### What is being asked
Only the number is wanted: tally the lines below that contain the word "matplotlib".

——

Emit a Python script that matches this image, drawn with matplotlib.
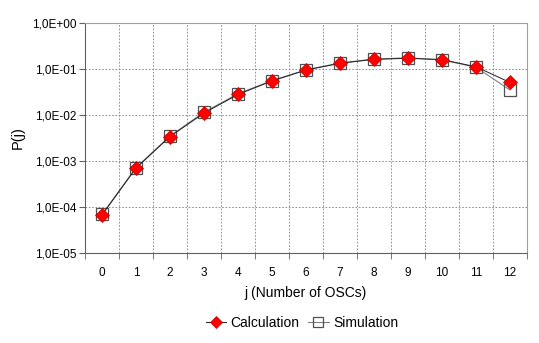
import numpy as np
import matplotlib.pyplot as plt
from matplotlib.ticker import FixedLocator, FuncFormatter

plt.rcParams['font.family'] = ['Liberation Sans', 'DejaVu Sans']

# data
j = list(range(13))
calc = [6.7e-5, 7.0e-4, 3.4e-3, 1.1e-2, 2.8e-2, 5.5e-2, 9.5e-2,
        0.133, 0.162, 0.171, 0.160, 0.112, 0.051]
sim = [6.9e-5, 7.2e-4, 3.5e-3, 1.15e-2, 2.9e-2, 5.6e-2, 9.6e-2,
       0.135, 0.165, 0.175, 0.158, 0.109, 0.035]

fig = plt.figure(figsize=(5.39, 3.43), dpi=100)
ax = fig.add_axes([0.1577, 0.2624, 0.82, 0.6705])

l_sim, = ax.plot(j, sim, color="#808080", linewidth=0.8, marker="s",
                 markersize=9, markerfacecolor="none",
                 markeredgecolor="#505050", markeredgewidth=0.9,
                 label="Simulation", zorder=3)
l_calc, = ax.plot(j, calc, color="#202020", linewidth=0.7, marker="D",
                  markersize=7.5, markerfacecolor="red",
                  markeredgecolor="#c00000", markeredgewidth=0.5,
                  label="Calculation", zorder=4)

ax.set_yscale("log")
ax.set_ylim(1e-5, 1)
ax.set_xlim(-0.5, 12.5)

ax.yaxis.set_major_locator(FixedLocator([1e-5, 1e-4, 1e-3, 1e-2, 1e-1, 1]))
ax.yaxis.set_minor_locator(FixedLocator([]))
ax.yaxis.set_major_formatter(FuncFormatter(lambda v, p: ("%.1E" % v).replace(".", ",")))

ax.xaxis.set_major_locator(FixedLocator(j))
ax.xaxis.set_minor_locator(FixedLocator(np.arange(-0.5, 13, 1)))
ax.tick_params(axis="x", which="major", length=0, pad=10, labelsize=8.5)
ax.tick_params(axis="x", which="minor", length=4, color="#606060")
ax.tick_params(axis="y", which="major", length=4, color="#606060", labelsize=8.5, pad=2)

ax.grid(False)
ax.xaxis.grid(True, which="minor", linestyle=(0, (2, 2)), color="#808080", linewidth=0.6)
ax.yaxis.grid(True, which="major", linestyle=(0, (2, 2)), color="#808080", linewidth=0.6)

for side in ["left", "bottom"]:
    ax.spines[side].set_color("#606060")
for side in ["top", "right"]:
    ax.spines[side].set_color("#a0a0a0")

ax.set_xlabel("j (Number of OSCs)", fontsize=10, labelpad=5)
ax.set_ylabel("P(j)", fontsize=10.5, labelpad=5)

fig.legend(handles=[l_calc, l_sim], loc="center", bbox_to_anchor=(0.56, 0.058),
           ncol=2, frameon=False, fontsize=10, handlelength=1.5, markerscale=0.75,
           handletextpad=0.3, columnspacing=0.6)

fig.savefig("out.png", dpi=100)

——

### Reply
3